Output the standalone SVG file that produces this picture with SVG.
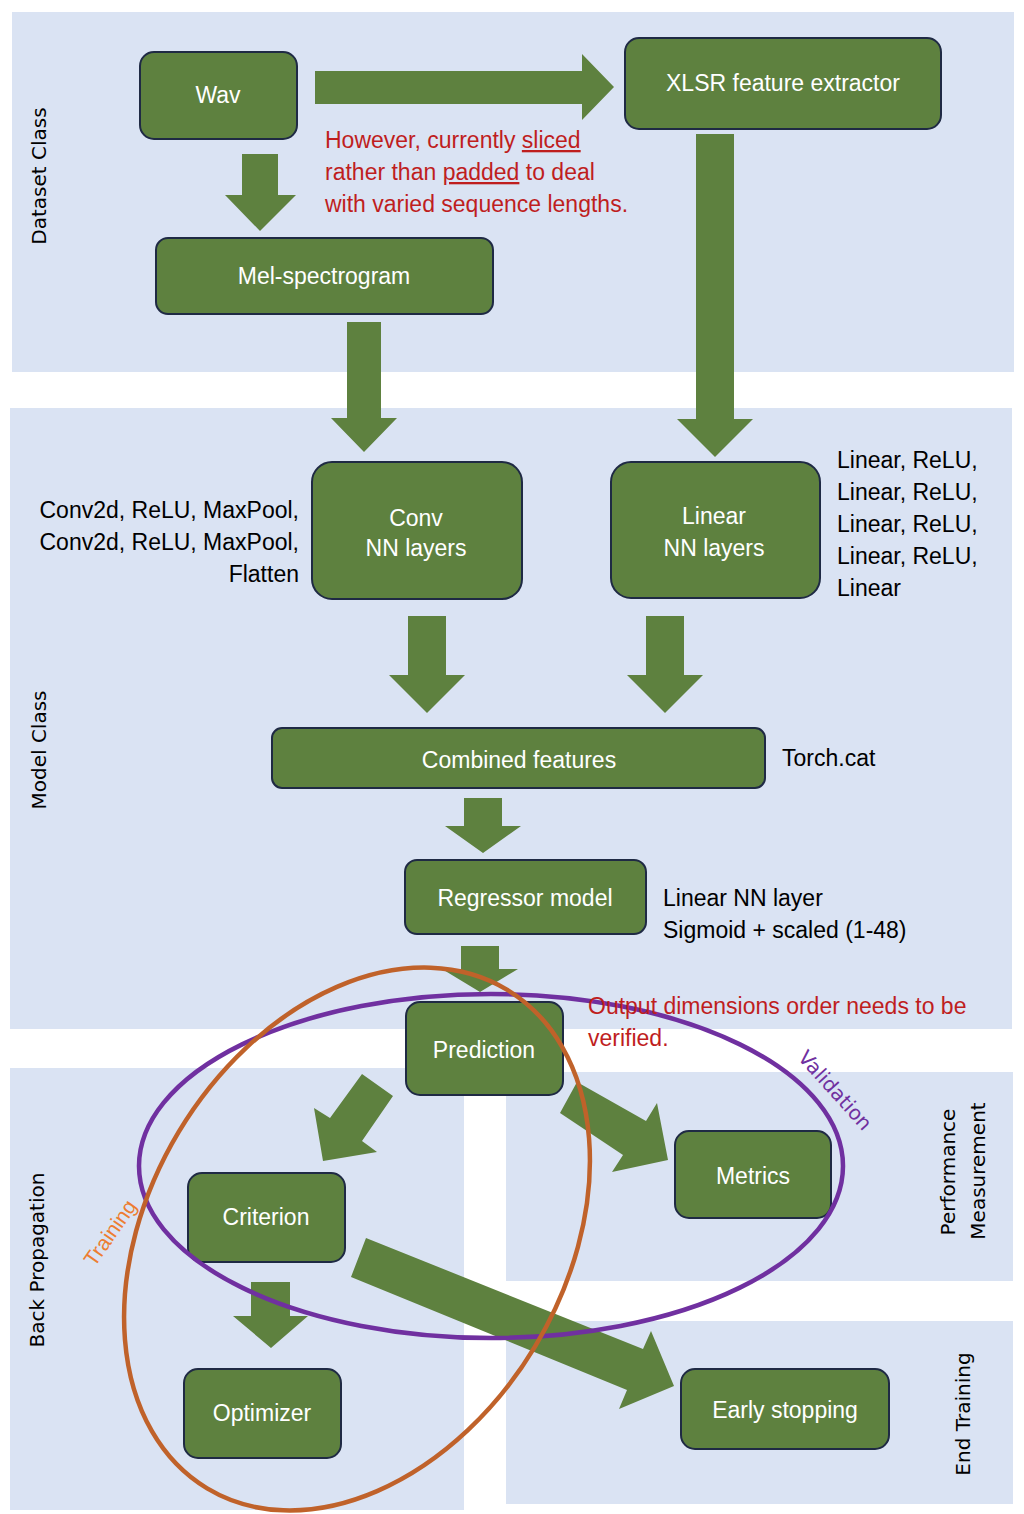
<svg xmlns="http://www.w3.org/2000/svg" width="1024" height="1514" viewBox="0 0 1024 1514">
<style>
.panel{fill:#DAE3F3}
.side{font-family:"DejaVu Sans",sans-serif;font-size:20px;fill:#000;text-anchor:middle}
.box{fill:#5E813F;stroke:#1F2A44;stroke-width:2}
.lbl{font-family:"Liberation Sans",Arial,sans-serif;font-size:23px;fill:#fff;text-anchor:middle}
.note{font-family:"Liberation Sans",Arial,sans-serif;font-size:23px;fill:#000}
.red{font-family:"Liberation Sans",Arial,sans-serif;font-size:23px;fill:#BF1E1E}
.arrow{fill:#5E813F}
</style>
<rect width="1024" height="1514" fill="#fff"/>
<g id="panels">
<rect class="panel" x="12" y="12" width="1002" height="360"/>
<rect class="panel" x="10" y="408" width="1002" height="621"/>
<rect class="panel" x="10" y="1068" width="454" height="442"/>
<rect class="panel" x="506" y="1072" width="507" height="209"/>
<rect class="panel" x="506" y="1321" width="507" height="183"/>
</g>
<g id="panel-labels">
<text class="side" transform="translate(46,176) rotate(-90)">Dataset Class</text>
<text class="side" transform="translate(46,750) rotate(-90)">Model Class</text>
<text class="side" transform="translate(44,1260) rotate(-90)">Back Propagation</text>
<text class="side" transform="translate(955,1172) rotate(-90)">Performance</text>
<text class="side" transform="translate(985,1171) rotate(-90)">Measurement</text>
<text class="side" transform="translate(970,1414) rotate(-90)">End Training</text>
</g>
<g id="connectors">
<polygon class="arrow" points="315,71 582,71 582,54 614,87 582,120 582,104 315,104"/>
<polygon class="arrow" points="242,154 278,154 278,195 296,195 260,231 225,195 242,195"/>
<polygon class="arrow" points="347,322 381,322 381,418 397,418 364,452 331,418 347,418"/>
<polygon class="arrow" points="696,134 734,134 734,419 753,419 715,457 677,419 696,419"/>
<polygon class="arrow" points="408,616 446,616 446,675 465,675 427,713 389,675 408,675"/>
<polygon class="arrow" points="646,616 684,616 684,675 703,675 665,713 627,675 646,675"/>
<polygon class="arrow" points="464,798 502,798 502,826 521,826 483,853 445,826 464,826"/>
<polygon class="arrow" points="461,946 499,946 499,969 518,969 480,992 442,969 461,969"/>
<polygon class="arrow" points="251,1282 290,1282 290,1316 308,1316 271,1348 233,1316 251,1316"/>
<polygon class="arrow" points="362,1074 393,1096 362,1141 377,1152 323,1161 314,1108 330,1118"/>
<polygon class="arrow" points="577,1082 646,1121 657,1103 668,1160 612,1172 623,1155 560,1113"/>
<polygon class="arrow" points="366,1238 643,1349 651,1331 674,1386 619,1409 627,1390 351,1277"/>
</g>
<g id="node-wav"><rect class="box" x="140" y="52" width="157" height="87" rx="14"/><text class="lbl" x="218" y="103">Wav</text></g>
<g id="node-xlsr"><rect class="box" x="625" y="38" width="316" height="91" rx="14"/><text class="lbl" x="783" y="91">XLSR feature extractor</text></g>
<g id="node-mel"><rect class="box" x="156" y="238" width="337" height="76" rx="12"/><text class="lbl" x="324" y="284">Mel-spectrogram</text></g>
<g id="node-conv"><rect class="box" x="312" y="462" width="210" height="137" rx="20"/><text class="lbl" x="416" y="526">Conv</text><text class="lbl" x="416" y="556">NN layers</text></g>
<g id="node-linear"><rect class="box" x="611" y="462" width="209" height="136" rx="20"/><text class="lbl" x="714" y="524">Linear</text><text class="lbl" x="714" y="556">NN layers</text></g>
<g id="node-combined"><rect class="box" x="272" y="728" width="493" height="60" rx="10"/><text class="lbl" x="519" y="768">Combined features</text></g>
<g id="node-regressor"><rect class="box" x="405" y="860" width="241" height="74" rx="12"/><text class="lbl" x="525" y="906">Regressor model</text></g>
<g id="node-prediction"><rect class="box" x="406" y="1002" width="157" height="93" rx="14"/><text class="lbl" x="484" y="1058">Prediction</text></g>
<g id="node-criterion"><rect class="box" x="188" y="1173" width="157" height="89" rx="14"/><text class="lbl" x="266" y="1225">Criterion</text></g>
<g id="node-metrics"><rect class="box" x="675" y="1131" width="156" height="87" rx="14"/><text class="lbl" x="753" y="1184">Metrics</text></g>
<g id="node-optimizer"><rect class="box" x="184" y="1369" width="157" height="89" rx="14"/><text class="lbl" x="262" y="1421">Optimizer</text></g>
<g id="node-early"><rect class="box" x="681" y="1369" width="208" height="80" rx="14"/><text class="lbl" x="785" y="1418">Early stopping</text></g>
<g id="groupings">
<ellipse cx="491" cy="1166" rx="352" ry="172" fill="none" stroke="#7030A0" stroke-width="4.5"/>
<ellipse cx="357" cy="1239" rx="208" ry="291" fill="none" stroke="#C0622A" stroke-width="4.5" transform="rotate(31 357 1239)"/>
<text transform="translate(830,1095) rotate(48)" style="font-family:'DejaVu Sans',sans-serif;font-size:20px;fill:#7030A0;text-anchor:middle">Validation</text>
<text transform="translate(116,1237) rotate(-55)" style="font-family:'Liberation Sans',Arial,sans-serif;font-size:21px;fill:#ED7D31;text-anchor:middle">Training</text>
</g>
<g id="annotations">
<text class="red" x="325" y="148">However, currently <tspan text-decoration="underline">sliced</tspan></text>
<text class="red" x="325" y="180">rather than <tspan text-decoration="underline">padded</tspan> to deal</text>
<text class="red" x="325" y="212">with varied sequence lengths.</text>
<text class="note" x="299" y="518" text-anchor="end">Conv2d, ReLU, MaxPool,</text>
<text class="note" x="299" y="550" text-anchor="end">Conv2d, ReLU, MaxPool,</text>
<text class="note" x="299" y="582" text-anchor="end">Flatten</text>
<text class="note" x="837" y="468">Linear, ReLU,</text>
<text class="note" x="837" y="500">Linear, ReLU,</text>
<text class="note" x="837" y="532">Linear, ReLU,</text>
<text class="note" x="837" y="564">Linear, ReLU,</text>
<text class="note" x="837" y="596">Linear</text>
<text class="note" x="782" y="766">Torch.cat</text>
<text class="note" x="663" y="906">Linear NN layer</text>
<text class="note" x="663" y="938">Sigmoid + scaled (1-48)</text>
<text class="red" x="588" y="1014">Output dimensions order needs to be</text>
<text class="red" x="588" y="1046">verified.</text>
</g>
</svg>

* [WRITTEN PROBLEM]:
Spot every line that holds "with" and copy it.

* [RESPONSE TO THE TASK]:
Output the standalone SVG file that produces this picture with SVG.
<text class="red" x="325" y="212">with varied sequence lengths.</text>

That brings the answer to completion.